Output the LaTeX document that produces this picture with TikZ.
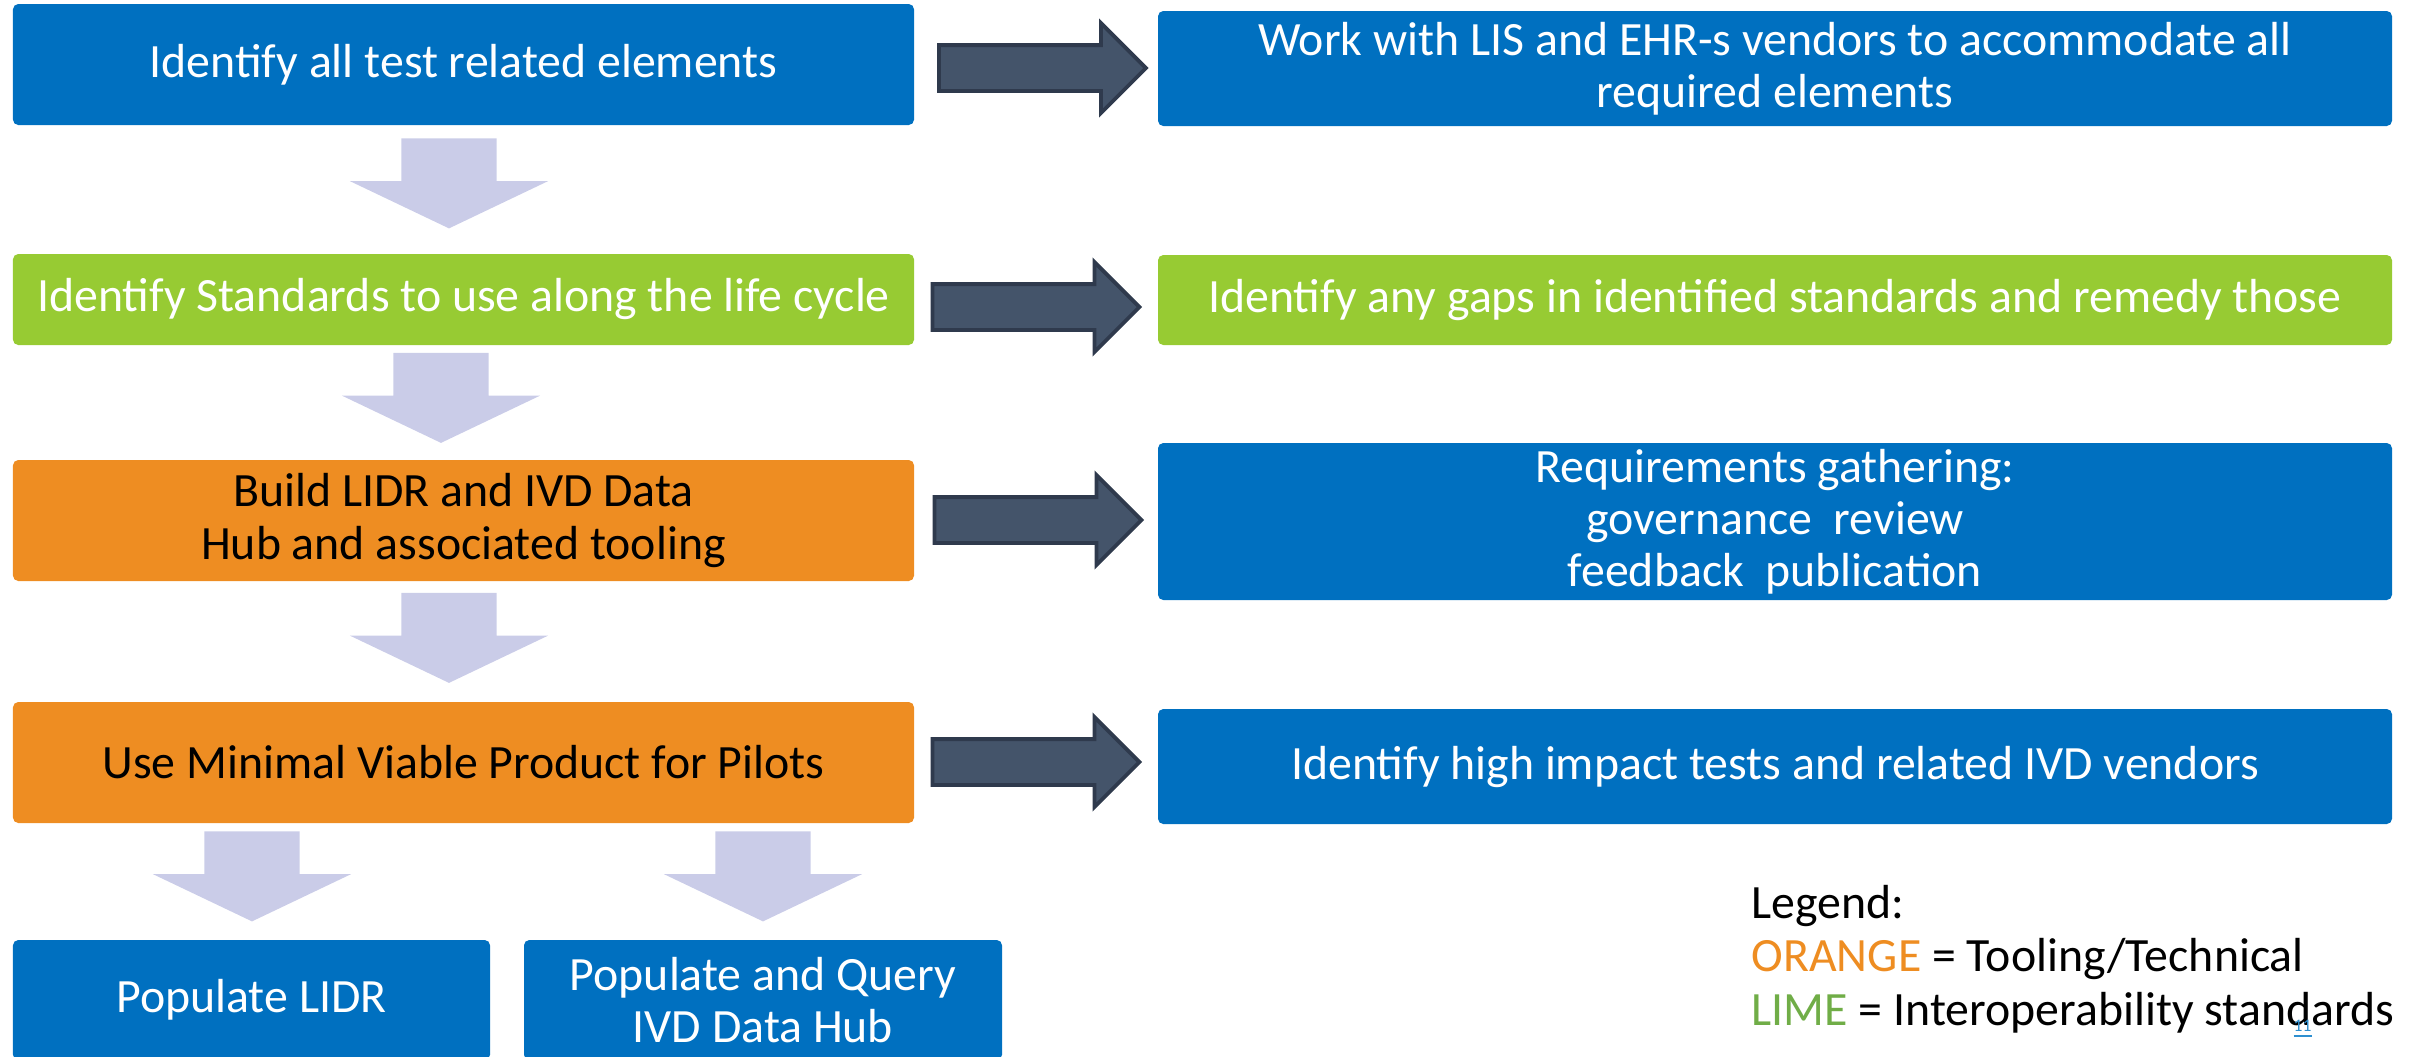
\documentclass[tikz,border=0pt]{standalone}
\usepackage{fontspec}
\setmainfont{Carlito}
\usetikzlibrary{shapes.arrows}
\definecolor{boxblue}{HTML}{0070C0}
\definecolor{boxlime}{HTML}{97CB33}
\definecolor{boxorange}{HTML}{EE8D22}
\definecolor{arrfill}{HTML}{44546A}
\definecolor{arrline}{HTML}{2F3A4D}
\definecolor{lav}{HTML}{CACCE8}
\definecolor{limetext}{HTML}{70AD47}
\definecolor{linkblue}{HTML}{2E8FD0}
\tikzset{
  stage/.style={rectangle, rounded corners=1.5pt, inner sep=0pt, align=center,
    font=\fontsize{13.6}{14.8}\selectfont, text=white},
  bluebox/.style={stage, fill=boxblue},
  limebox/.style={stage, fill=boxlime},
  orangebox/.style={stage, fill=boxorange, text=black},
  rarrow/.style={single arrow, fill=arrfill, draw=arrline, line width=1.1pt,
    minimum height=2.07cm, inner xsep=0pt, inner ysep=0.21cm,
    single arrow head extend=0.22cm},
  darrow/.style={single arrow, fill=lav, rotate=-90,
    minimum height=0.9cm, inner xsep=0pt, inner ysep=0.47cm,
    single arrow head extend=0.515cm, single arrow tip angle=129},
  legendtext/.style={anchor=base west, inner sep=0pt, font=\fontsize{13.6}{14.8}\selectfont}
}
\begin{document}
\begin{tikzpicture}
\useasboundingbox (0,0) rectangle (24.13,-10.56);
% left column
\node[bluebox, minimum width=9.01cm, minimum height=1.21cm] (b1) at (4.635,-0.645) {Identify all test related elements};
\node[limebox, minimum width=9.01cm, minimum height=0.91cm] (b2) at (4.635,-2.995) {Identify Standards to use along the life cycle};
\node[orangebox, minimum width=9.01cm, minimum height=1.21cm] (b3) at (4.635,-5.205) {Build LIDR and IVD Data\\Hub and associated tooling};
\node[orangebox, minimum width=9.01cm, minimum height=1.21cm] (b4) at (4.635,-7.625) {Use Minimal Viable Product for Pilots};
\node[bluebox, minimum width=4.77cm, minimum height=1.2cm] (b5) at (2.515,-10.0) {Populate LIDR};
\node[bluebox, minimum width=4.78cm, minimum height=1.2cm] (b6) at (7.63,-10.0) {Populate and Query\\IVD Data Hub};
% right column
\node[bluebox, minimum width=12.34cm, minimum height=1.15cm] (r1) at (17.75,-0.685) {Work with LIS and EHR-s vendors to accommodate all\\required elements};
\node[limebox, minimum width=12.34cm, minimum height=0.9cm] (r2) at (17.75,-3.0) {Identify any gaps in identified standards and remedy those};
\node[bluebox, minimum width=12.34cm, minimum height=1.57cm] (r3) at (17.75,-5.215) {Requirements gathering:\\governance\ \ review\\feedback\ \ publication};
\node[bluebox, minimum width=12.34cm, minimum height=1.15cm] (r4) at (17.75,-7.665) {Identify high impact tests and related IVD vendors};
% block arrows
\node[rarrow] (a1) at (10.31,-0.68) {};
\node[rarrow] (a2) at (10.245,-3.07) {};
\node[rarrow] (a3) at (10.265,-5.20) {};
\node[rarrow] (a4) at (10.245,-7.62) {};
\node[darrow] (d1) at (4.49,-1.72) {};
\node[darrow] (d2) at (4.41,-3.865) {};
\node[darrow] (d3) at (4.49,-6.265) {};
\node[darrow] (d4) at (2.52,-8.65) {};
\node[darrow] (d5) at (7.63,-8.65) {};
% legend
\node[legendtext] (lg1) at (17.51,-9.18) {Legend:};
\node[legendtext] (lg2) at (17.51,-9.715) {\textcolor{boxorange}{ORANGE} = Tooling/Technical};
\node[legendtext] (lg3) at (17.51,-10.25) {\textcolor{limetext}{LIME} = Interoperability standards};
\node[anchor=base west, inner sep=0pt, font=\fontsize{5}{6}\selectfont, text=linkblue] (pg) at (22.93,-10.31) {\underline{11}};
\end{tikzpicture}
\end{document}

════════════════

*Task requirements*
Repeat all of the data above word for word, minus the pictures.

*Solution to this problem*
Output the LaTeX document that produces this picture with TikZ.
\documentclass[tikz,border=0pt]{standalone}
\usepackage{fontspec}
\setmainfont{Carlito}
\usetikzlibrary{shapes.arrows}
\definecolor{boxblue}{HTML}{0070C0}
\definecolor{boxlime}{HTML}{97CB33}
\definecolor{boxorange}{HTML}{EE8D22}
\definecolor{arrfill}{HTML}{44546A}
\definecolor{arrline}{HTML}{2F3A4D}
\definecolor{lav}{HTML}{CACCE8}
\definecolor{limetext}{HTML}{70AD47}
\definecolor{linkblue}{HTML}{2E8FD0}
\tikzset{
  stage/.style={rectangle, rounded corners=1.5pt, inner sep=0pt, align=center,
    font=\fontsize{13.6}{14.8}\selectfont, text=white},
  bluebox/.style={stage, fill=boxblue},
  limebox/.style={stage, fill=boxlime},
  orangebox/.style={stage, fill=boxorange, text=black},
  rarrow/.style={single arrow, fill=arrfill, draw=arrline, line width=1.1pt,
    minimum height=2.07cm, inner xsep=0pt, inner ysep=0.21cm,
    single arrow head extend=0.22cm},
  darrow/.style={single arrow, fill=lav, rotate=-90,
    minimum height=0.9cm, inner xsep=0pt, inner ysep=0.47cm,
    single arrow head extend=0.515cm, single arrow tip angle=129},
  legendtext/.style={anchor=base west, inner sep=0pt, font=\fontsize{13.6}{14.8}\selectfont}
}
\begin{document}
\begin{tikzpicture}
\useasboundingbox (0,0) rectangle (24.13,-10.56);
% left column
\node[bluebox, minimum width=9.01cm, minimum height=1.21cm] (b1) at (4.635,-0.645) {Identify all test related elements};
\node[limebox, minimum width=9.01cm, minimum height=0.91cm] (b2) at (4.635,-2.995) {Identify Standards to use along the life cycle};
\node[orangebox, minimum width=9.01cm, minimum height=1.21cm] (b3) at (4.635,-5.205) {Build LIDR and IVD Data\\Hub and associated tooling};
\node[orangebox, minimum width=9.01cm, minimum height=1.21cm] (b4) at (4.635,-7.625) {Use Minimal Viable Product for Pilots};
\node[bluebox, minimum width=4.77cm, minimum height=1.2cm] (b5) at (2.515,-10.0) {Populate LIDR};
\node[bluebox, minimum width=4.78cm, minimum height=1.2cm] (b6) at (7.63,-10.0) {Populate and Query\\IVD Data Hub};
% right column
\node[bluebox, minimum width=12.34cm, minimum height=1.15cm] (r1) at (17.75,-0.685) {Work with LIS and EHR-s vendors to accommodate all\\required elements};
\node[limebox, minimum width=12.34cm, minimum height=0.9cm] (r2) at (17.75,-3.0) {Identify any gaps in identified standards and remedy those};
\node[bluebox, minimum width=12.34cm, minimum height=1.57cm] (r3) at (17.75,-5.215) {Requirements gathering:\\governance\ \ review\\feedback\ \ publication};
\node[bluebox, minimum width=12.34cm, minimum height=1.15cm] (r4) at (17.75,-7.665) {Identify high impact tests and related IVD vendors};
% block arrows
\node[rarrow] (a1) at (10.31,-0.68) {};
\node[rarrow] (a2) at (10.245,-3.07) {};
\node[rarrow] (a3) at (10.265,-5.20) {};
\node[rarrow] (a4) at (10.245,-7.62) {};
\node[darrow] (d1) at (4.49,-1.72) {};
\node[darrow] (d2) at (4.41,-3.865) {};
\node[darrow] (d3) at (4.49,-6.265) {};
\node[darrow] (d4) at (2.52,-8.65) {};
\node[darrow] (d5) at (7.63,-8.65) {};
% legend
\node[legendtext] (lg1) at (17.51,-9.18) {Legend:};
\node[legendtext] (lg2) at (17.51,-9.715) {\textcolor{boxorange}{ORANGE} = Tooling/Technical};
\node[legendtext] (lg3) at (17.51,-10.25) {\textcolor{limetext}{LIME} = Interoperability standards};
\node[anchor=base west, inner sep=0pt, font=\fontsize{5}{6}\selectfont, text=linkblue] (pg) at (22.93,-10.31) {\underline{11}};
\end{tikzpicture}
\end{document}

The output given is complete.